> **GIVEN TASK**: Copy all lines that contain the word "chart".

> **PROVIDED DATA**:

* Start *

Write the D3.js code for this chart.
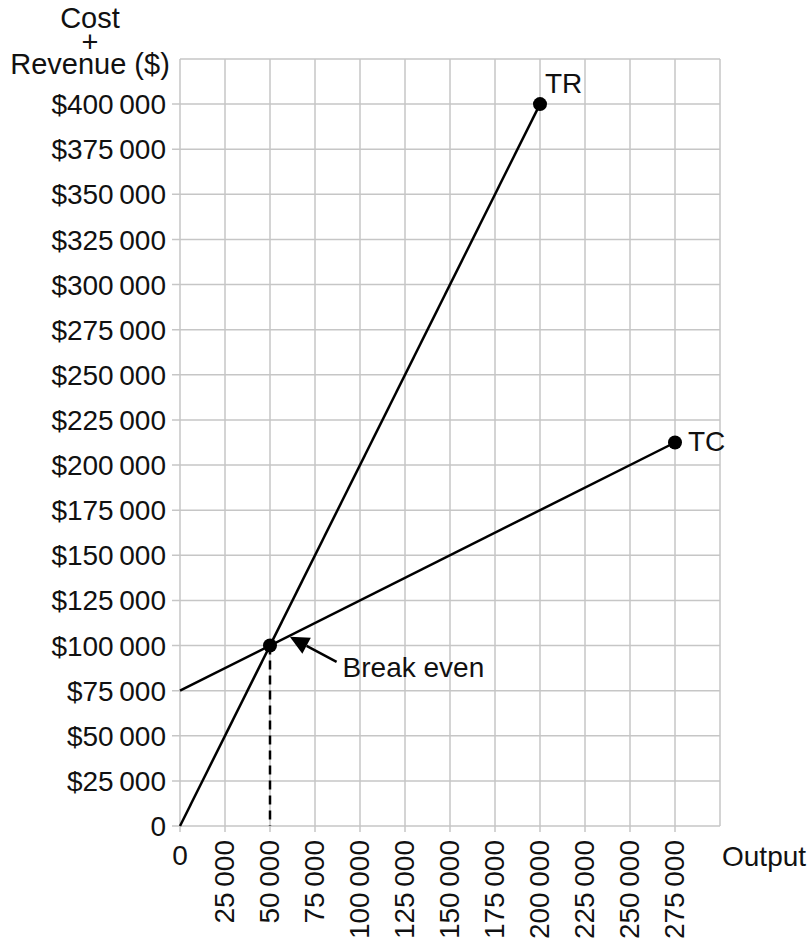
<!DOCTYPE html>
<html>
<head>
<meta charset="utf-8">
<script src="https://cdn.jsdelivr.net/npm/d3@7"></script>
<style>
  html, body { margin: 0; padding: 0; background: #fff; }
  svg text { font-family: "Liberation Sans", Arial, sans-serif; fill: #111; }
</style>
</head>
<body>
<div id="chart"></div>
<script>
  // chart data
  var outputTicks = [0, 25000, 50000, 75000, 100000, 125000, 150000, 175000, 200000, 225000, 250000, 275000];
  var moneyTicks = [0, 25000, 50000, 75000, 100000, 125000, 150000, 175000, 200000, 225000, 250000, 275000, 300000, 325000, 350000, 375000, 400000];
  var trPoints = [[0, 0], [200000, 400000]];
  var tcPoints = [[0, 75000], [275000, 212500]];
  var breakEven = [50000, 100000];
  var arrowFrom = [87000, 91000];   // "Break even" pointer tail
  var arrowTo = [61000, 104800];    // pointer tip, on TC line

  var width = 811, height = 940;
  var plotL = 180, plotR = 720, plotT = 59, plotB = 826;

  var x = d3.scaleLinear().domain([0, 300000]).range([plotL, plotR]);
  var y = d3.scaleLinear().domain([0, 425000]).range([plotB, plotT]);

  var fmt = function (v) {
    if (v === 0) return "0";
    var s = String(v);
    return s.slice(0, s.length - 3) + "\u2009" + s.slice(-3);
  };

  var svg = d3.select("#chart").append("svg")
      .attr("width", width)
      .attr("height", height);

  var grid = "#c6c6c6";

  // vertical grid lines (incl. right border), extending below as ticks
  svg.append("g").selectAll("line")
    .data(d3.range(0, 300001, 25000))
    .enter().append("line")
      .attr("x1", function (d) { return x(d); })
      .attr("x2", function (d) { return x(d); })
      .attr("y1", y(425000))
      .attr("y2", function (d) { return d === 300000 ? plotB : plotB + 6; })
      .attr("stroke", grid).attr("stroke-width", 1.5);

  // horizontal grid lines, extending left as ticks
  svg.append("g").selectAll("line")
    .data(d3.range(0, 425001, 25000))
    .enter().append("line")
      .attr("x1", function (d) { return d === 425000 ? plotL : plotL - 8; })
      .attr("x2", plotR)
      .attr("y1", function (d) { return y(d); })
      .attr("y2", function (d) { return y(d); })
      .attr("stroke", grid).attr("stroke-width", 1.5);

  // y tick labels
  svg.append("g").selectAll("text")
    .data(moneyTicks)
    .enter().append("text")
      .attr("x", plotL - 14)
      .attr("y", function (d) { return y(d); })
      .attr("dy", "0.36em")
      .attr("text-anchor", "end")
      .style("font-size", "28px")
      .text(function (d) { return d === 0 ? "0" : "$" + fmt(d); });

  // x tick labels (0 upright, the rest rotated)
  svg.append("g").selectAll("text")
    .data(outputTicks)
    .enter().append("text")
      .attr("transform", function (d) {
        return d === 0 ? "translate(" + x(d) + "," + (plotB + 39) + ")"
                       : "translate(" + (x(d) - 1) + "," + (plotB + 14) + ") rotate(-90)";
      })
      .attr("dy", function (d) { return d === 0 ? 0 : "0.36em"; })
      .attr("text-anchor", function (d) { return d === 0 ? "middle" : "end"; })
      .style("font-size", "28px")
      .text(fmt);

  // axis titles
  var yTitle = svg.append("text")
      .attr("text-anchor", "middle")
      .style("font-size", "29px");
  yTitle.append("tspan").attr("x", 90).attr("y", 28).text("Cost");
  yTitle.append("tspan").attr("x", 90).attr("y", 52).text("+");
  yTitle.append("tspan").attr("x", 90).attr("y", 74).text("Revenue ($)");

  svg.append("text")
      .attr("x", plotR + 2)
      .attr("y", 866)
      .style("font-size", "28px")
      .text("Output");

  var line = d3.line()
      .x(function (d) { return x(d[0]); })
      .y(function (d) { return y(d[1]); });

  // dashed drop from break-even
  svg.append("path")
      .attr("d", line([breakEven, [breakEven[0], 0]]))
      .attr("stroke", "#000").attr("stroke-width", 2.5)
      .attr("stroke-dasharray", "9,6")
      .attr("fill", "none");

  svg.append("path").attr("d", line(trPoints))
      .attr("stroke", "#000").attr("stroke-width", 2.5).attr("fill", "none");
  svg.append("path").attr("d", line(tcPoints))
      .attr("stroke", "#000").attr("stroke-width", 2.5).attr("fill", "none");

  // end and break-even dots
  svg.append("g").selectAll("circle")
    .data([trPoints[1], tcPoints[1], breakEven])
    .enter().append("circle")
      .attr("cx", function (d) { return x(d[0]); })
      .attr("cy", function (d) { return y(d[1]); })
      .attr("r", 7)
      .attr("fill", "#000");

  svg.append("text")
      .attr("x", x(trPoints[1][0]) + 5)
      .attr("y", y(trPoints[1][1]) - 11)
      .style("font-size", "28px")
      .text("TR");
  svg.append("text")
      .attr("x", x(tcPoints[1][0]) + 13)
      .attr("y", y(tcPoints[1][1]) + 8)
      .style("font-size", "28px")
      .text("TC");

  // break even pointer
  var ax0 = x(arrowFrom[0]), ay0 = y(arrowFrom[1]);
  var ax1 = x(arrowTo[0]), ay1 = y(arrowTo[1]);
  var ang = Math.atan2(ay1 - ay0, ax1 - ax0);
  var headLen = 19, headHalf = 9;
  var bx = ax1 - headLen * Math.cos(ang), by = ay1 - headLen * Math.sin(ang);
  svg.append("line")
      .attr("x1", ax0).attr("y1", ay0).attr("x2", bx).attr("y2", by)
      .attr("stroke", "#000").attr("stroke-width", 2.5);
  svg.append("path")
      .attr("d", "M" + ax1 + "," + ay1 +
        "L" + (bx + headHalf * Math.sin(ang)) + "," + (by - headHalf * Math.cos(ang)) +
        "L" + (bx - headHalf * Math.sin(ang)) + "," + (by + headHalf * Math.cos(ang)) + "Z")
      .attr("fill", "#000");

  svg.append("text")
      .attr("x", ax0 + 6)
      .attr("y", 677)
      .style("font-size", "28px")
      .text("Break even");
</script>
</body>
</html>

* End *

> **THE RESULT**:
Write the D3.js code for this chart.
<div id="chart"></div>
  // chart data
  var svg = d3.select("#chart").append("svg")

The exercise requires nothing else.